I looked into the number. Near as I can tell, its basically a huge mistake on McCandless’ part. He didn’t source where he got the “71,700 private security contractors” stat and he didn’t say anything when I tweeted to him to ask where he got it. And he didn’t respond in the comments section of his blog when I asked. So I had to go searching for it.

It looks like the number comes from this Washington Times piece which mentions that there are 71,700 contractors, not all of whom are private security contractors. And yet McCandless not only changes this important data point (HUGE no-no in my book), he goes on to push the point with his “hired guns” comment.

Why would he do such a thing? My guess is that he doesn’t like the war in Afghanistan, so that kind of makes it OK to push a “mercenaries” point of view by lumping all contractors into the “private security” category.

Are you teaching in Kabul? You’re a “hired gun”.

Building a bridge? You’re a “hired gun”.

Flying supplies in? “Hired gun.”

Maintaining a network for the government? “Hired gun.”

Working as a translator? “Hired gun.”

It’s basically a data labeling mistake made worse by an wildly inaccurate (and, frankly, quite stupid) comment.

The reason it’s taken me so long to get to this is because I didn’t want to say anything bad about Mr. McCandless without giving him a chance to explain. It’s obvious to me that he’s not going to. If he does, I’ll post his explanation at the top of this post. But it’s given me new insight into the old saw that a lie is half-way around the world before the truth can get its pants on. Being right and being generous to others is something that takes caution and time.

(By the way, I proceeded to contact Andrew Sullivan and tell him that I thought the information was bogus. He hasn’t responded, but I figure that’s because he’s completely consumed with other correspondence. I optimistically maintain he would correct his post if he had read my note.)

8 thoughts on “Bad Visualizations – David McCandless Lets Politics Get In The Way

  1. Matt

    As a blogger that tracks the security contracting industry, I find this use of data to be vulgar. It is also flat out wrong, and to purposely lie through this kind of statistical format, all because of a personal agenda, is equally wrong. Be a man, have some integrity and change it to where it should be Mr. McCandless or take the graphic down. Thanks to Political Math for point this out.

  2. KingShamus

    If Excitable Andy Sullivan picked up something I put together and praised it to the heavens, I would figure I must’ve made an error.
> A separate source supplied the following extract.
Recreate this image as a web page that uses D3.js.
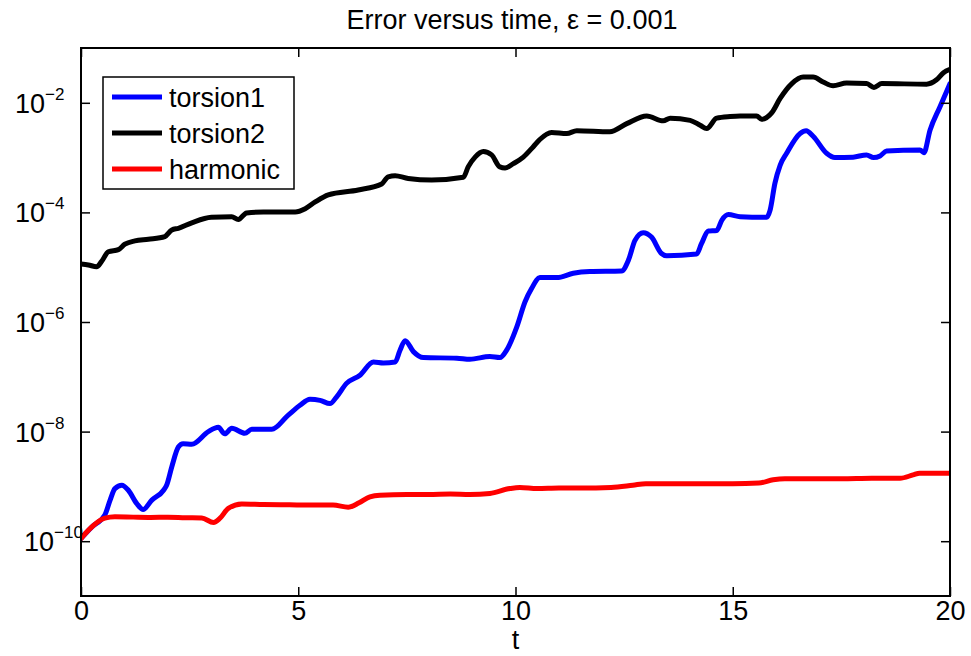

    Sullivan is like a reverse fact-checker that way. If he agrees with your work, you’re not doing it right.

  3. billpetti

    Great post, I had a similar reaction when I reviewed the viz. He doesn’t provide any breakdown of the security contractor numbers. And even if he was using a euphemism it was deployed poorly given the subject matter.

  4. Liz

    If he separates out a separate bubble as “armed,” wouldn’t that mean he’s making a distinction between armed private contractors and other individuals? Is it possible “hired guns” is a general comment regarding all of the troops affiliated with actual nation-states?

  5. politicalmath

    I suppose that is possible, but he would have to be pretty bad at English. “Hired guns” is a term used almost exclusively for mercenaries, not soldiers for a nation-state. If he was screwing up the terminology intentionally, then he is communicating poorly in order to stroke his political pride.

    It still wouldn’t explain why he labeled all contractors “private security contractors” when (as I’ve noted) that is a drastic distortion of reality.

  6. Tom the Redhunter

    We can solve the issue of private security contractors by simply increasing the size of the U.S. armed forces.

    Why don’t we? For the obvious reason that contractors can be hired and fired on short notice, whereas it takes years to recruit, train, and deactivate regular military forces.

    Those on the left who rail against the security contractors rarely seem to acknowledge this, much less try and find a solution.